Another small startup that gained massive leverage by using the Google Cloud was Pulse, a popular news aggregation app that was eventually acquired by LinkedIn. Greg Bayer, who led this effort, explained in a blog post how it took about a day to build and launch a basic service, and as it grew by many orders of magnitude, they didn’t have to rework anything to manage that scale.
The very popular Netflix streaming video service also runs on the cloud. Netflix doesn’t have its own data center infrastructure. They instead use the cloud to instantly scale to match their aggressive growth, which is now giving the major TV networks a run for their money.
These stories are phenomenal testaments to what lies ahead for those who understand and leverage the cloud.
##How I Structured This Book
My aim for this book was to make it inspiring, entertaining, and educational. I have stretched the concept of creative freedom and structured the book in an interesting way. I wanted to take the reader on a journey through this software-powered future and show how the cloud is the foundation that this future is built on. Another aim of mine was to keep the content actionable and a little opinionated. This is the reason behind focusing on the Google Cloud and the billion-dollar infrastructure behind it. I speak about the key things I’ve learned from building software in Silicon Valley. I also dig deeper into artificial intelligence (AI), a key topic that drives so much of the wonderful (almost magical) innovation we are seeing today, including Siri and self-driving cars.
Chapter 1 covers the importance of the cloud in our lives and how some of the greatest companies and the most amazing products are built on it. It covers the issues that companies face and how the cloud can be the solution to so many problems. I speak about my personal journey that led me to discover the power of the cloud and what it did for me.

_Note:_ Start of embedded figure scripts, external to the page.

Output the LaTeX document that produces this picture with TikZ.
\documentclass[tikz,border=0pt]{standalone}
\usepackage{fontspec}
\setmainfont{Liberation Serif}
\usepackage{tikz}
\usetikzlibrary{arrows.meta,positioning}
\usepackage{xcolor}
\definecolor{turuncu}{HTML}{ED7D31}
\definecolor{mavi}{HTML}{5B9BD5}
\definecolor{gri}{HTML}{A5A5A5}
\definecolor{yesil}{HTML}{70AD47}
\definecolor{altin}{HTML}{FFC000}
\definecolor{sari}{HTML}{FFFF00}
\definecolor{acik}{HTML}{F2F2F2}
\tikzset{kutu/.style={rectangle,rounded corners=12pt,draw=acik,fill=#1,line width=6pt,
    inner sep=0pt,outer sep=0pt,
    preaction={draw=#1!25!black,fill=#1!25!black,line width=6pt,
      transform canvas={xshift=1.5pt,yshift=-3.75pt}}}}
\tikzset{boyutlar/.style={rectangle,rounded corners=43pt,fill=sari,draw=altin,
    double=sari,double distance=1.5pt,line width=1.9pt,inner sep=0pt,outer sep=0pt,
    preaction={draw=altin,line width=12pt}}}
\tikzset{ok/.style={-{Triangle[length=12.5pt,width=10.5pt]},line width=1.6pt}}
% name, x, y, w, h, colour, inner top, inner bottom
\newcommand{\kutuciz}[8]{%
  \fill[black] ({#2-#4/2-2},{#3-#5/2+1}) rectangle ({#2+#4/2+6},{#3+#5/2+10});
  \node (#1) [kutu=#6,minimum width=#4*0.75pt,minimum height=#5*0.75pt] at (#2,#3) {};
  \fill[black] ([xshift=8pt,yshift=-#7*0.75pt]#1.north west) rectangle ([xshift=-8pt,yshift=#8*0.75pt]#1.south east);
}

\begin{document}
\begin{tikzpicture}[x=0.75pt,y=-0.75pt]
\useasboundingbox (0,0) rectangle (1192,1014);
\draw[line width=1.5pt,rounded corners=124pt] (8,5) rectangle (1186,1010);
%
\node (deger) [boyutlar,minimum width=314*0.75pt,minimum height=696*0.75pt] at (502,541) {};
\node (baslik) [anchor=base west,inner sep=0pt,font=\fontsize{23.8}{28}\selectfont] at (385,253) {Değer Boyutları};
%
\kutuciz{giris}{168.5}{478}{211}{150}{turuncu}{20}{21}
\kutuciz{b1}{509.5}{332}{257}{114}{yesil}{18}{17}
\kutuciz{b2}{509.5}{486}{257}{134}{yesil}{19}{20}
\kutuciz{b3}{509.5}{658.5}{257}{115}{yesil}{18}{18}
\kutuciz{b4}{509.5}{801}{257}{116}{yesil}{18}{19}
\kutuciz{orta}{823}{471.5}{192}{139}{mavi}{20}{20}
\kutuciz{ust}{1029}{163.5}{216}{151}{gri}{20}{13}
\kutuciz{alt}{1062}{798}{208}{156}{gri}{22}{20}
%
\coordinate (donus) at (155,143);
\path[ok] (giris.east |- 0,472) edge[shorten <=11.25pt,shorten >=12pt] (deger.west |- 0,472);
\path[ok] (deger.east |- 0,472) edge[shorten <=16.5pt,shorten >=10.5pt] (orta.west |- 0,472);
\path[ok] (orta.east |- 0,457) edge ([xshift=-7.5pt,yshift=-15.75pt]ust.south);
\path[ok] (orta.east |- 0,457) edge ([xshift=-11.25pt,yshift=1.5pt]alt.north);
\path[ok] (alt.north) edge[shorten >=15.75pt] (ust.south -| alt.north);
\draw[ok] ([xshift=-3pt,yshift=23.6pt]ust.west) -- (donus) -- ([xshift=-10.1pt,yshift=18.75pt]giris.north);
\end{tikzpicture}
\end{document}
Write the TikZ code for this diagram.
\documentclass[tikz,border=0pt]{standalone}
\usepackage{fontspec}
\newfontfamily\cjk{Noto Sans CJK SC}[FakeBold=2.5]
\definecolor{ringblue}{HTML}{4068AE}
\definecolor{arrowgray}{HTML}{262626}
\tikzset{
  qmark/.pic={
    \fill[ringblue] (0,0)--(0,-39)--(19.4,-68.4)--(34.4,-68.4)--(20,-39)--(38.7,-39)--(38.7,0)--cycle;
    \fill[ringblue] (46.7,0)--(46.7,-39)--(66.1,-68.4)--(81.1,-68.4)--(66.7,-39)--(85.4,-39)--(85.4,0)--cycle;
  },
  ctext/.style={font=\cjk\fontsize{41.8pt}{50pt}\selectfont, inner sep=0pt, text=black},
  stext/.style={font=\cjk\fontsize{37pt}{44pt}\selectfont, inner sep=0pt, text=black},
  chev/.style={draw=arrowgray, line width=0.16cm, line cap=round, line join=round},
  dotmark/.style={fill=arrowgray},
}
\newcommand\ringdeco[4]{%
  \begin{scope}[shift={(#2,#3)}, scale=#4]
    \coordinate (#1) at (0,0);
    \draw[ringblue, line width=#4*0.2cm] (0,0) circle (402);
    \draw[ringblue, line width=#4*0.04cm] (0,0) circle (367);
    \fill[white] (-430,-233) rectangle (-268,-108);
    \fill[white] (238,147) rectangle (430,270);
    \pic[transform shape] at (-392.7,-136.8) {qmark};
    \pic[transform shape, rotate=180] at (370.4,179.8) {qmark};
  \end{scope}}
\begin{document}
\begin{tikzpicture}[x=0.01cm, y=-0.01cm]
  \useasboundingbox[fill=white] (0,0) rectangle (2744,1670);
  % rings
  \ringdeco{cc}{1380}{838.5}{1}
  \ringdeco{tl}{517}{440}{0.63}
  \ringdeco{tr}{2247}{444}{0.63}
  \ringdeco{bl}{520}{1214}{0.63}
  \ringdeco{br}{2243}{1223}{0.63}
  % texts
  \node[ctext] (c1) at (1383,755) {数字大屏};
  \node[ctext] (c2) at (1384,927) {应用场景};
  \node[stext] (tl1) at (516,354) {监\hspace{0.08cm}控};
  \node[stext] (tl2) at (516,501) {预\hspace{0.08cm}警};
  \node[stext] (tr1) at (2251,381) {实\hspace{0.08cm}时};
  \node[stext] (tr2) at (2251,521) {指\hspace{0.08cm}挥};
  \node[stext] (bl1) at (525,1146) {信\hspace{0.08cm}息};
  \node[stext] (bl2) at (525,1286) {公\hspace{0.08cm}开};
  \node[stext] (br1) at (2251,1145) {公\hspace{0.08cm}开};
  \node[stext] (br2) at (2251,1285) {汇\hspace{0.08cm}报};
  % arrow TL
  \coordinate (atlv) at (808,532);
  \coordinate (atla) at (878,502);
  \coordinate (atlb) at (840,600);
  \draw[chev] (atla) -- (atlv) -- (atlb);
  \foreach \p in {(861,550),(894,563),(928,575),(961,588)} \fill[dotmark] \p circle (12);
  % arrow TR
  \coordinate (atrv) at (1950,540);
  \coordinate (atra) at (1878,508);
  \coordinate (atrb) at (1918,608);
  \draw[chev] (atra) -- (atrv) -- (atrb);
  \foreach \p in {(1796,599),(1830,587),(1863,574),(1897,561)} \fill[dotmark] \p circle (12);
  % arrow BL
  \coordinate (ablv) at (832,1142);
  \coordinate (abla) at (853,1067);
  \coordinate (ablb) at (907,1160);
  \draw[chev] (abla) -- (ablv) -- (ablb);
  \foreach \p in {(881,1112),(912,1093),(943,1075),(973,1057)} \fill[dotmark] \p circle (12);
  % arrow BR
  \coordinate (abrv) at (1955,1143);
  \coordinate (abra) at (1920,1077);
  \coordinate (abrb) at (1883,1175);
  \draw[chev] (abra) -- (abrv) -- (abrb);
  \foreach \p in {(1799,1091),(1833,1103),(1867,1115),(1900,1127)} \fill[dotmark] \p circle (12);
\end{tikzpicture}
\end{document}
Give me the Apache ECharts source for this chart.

In Chapter 2, I took the creative freedom to include some stories about the future of our software-powered world. They serve to show us how magical things are getting and how data and the cloud increasingly power the world we live in.
In Chapters 3 and 4, I take the reader on a journey through the Google Cloud, a powerful cloud platform that I’ve had a lot of experience with. This chapter gets a little technical, but it’s worth it, as it provides fantastic insights into how the cloud functions, its infrastructure, and the value it can deliver to you.
In Chapter 5, I explain how popular world-changing products and companies have leveraged the cloud to achieve things that previously would have been almost impossible. This chapter is full of fascinating real-world case studies and stories.
In Chapter 6, I distill the opinions and values I’ve gained from working in Silicon Valley and in the technology world. This chapter delivers key insights into how software products of the future are being built.
I believe that data is more valuable than gold and oil. In Chapter 7, I dive deeply into how the cloud can help you manage huge amounts of data to derive valuable insights from it and build new products from it.
AI and machine learning is how we’re spinning data into gold. Chapter 8 serves as a primer into what all of this is about. We’ll look at how AI works and how the cloud can make it easy for you to leverage it.